Reintroduction
My customary comings and goings are pretty prosaic. Walks to the Publix for groceries, to the CVS for batteries and vitamins and stamps. Cash from the credit union, reading on a bench behind Mary’s Cottage. A lovely view of the park from there. I walk the Swamp Rabbit to let off steam, and as the mood strikes, walk to a handful of restaurants for breakfast or lunch, Biscuit Head being a current favorite. It’s a cat-themed eatery, so that fact, taken with the GF biscuits and blackberry jam, makes it well nigh irresistible when the morning larder is low.
As you might have gathered, downtown Greenville’s walkability score is rather high, so there are plenty of other places I could, arguably should, be walking, but don’t. Entertainment venues, for example. If I lived on the south side of my building, I could drop water balloons on the loading dock of the Peace Center, a major regional performing arts complex, and almost every weekend, the monied masses stream past my balcony en route to tourist magnets like Artisphere, Euphoria, Fall for Greenville, Downtown Alive, and TD Saturday Market. Bike races, marathons, festivals, parades. Come one, come all. If my car were stolen from the city garage where it slumbers like a neglected pet dragon, I might not miss it for weeks.
But most days, by 6 o’clock or so, I’m settled in for the evening, shoes off, book open, Acadia situated adjacently. If I happen to be sitting on the aforementioned balcony and happen to notice the passersby, I find that I’m as glad of my exclusion from the bustle as I am of my proximity to it. My relationship with the city is benignly parasitic, you might say. I’m a spectator, not a participant, a private box owner who rarely glances up to watch the game.
Which is kind of a pity, I’ll admit.
Which is why doing a show in town this month has been a welcome reminder of why I moved here 13 years ago. Walking home on performance nights at hours I’m almost never seen outside my flat, I felt the long-forgotten frisson of living in a destination city. The after-hours palpability of disposable income, the sudden nearness of the foothills, the pre-autumn breeze. Everything just so, from the West End to the River Walk to NOMA Square. The smells and bells of what I sometimes mockingly, but lately with more affection, refer to as “beautiful, historic Greenville, South Carolina.”
I happen to know – and have thanked sincerely – the city planner who thought to hang wind chimes in the venerable trees that line Main Street.
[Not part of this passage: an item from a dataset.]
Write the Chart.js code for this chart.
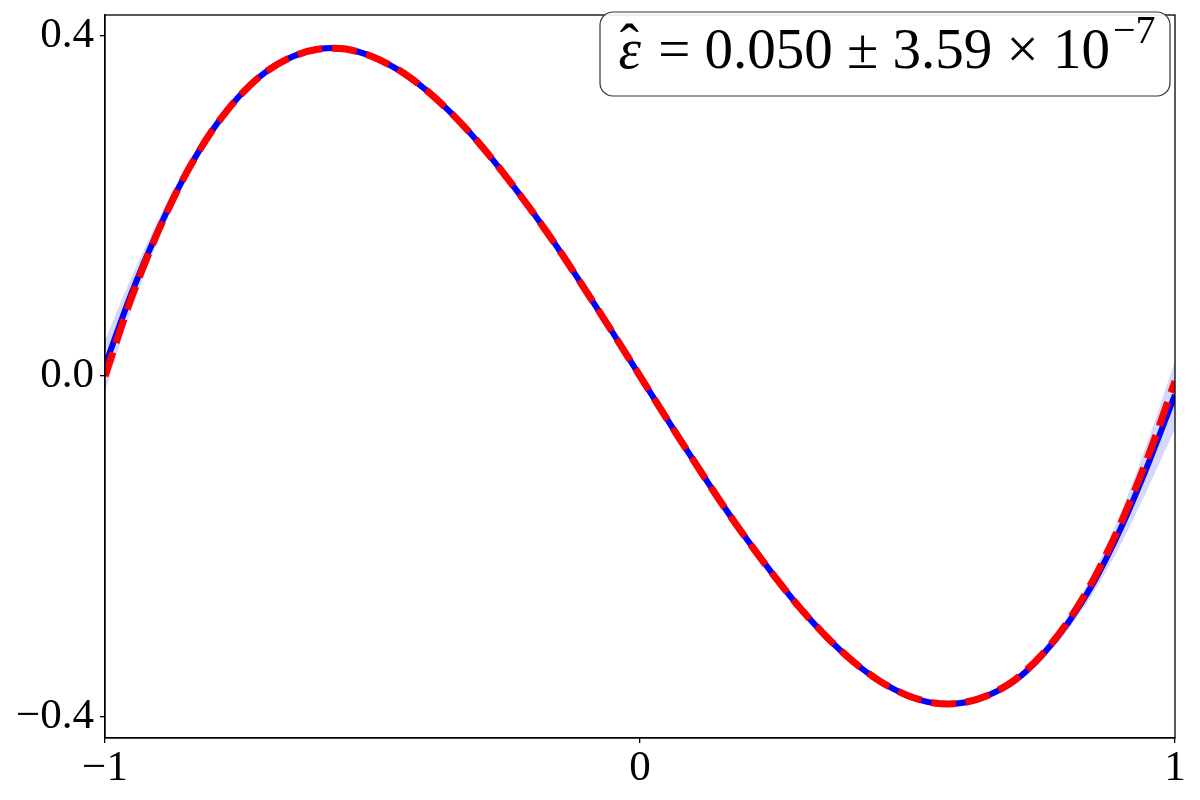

I love those chimes, and the lights that weave among the branches they inhabit, but that combination, the magical effect of it, happens only after the sun goes down. Likewise, the nighttime acoustics of the waterfall, the cozy aspect of low-lit paths and terraced grades, the scent of lavender and artemisia bushes cooling at dusk, the savory exhalations of shops and restaurants.
So. Note to self: Get out more. Ride the trolley. Drop some money in a street musician’s bucket and watch the fireworks over Fluor Field. Eat an evening meal al fresco or at a window table way high up, one with a view of the mountains, then walk back mindfully to your enviable location, location, location and try to feel some gratitude for everything you’ve lucked into.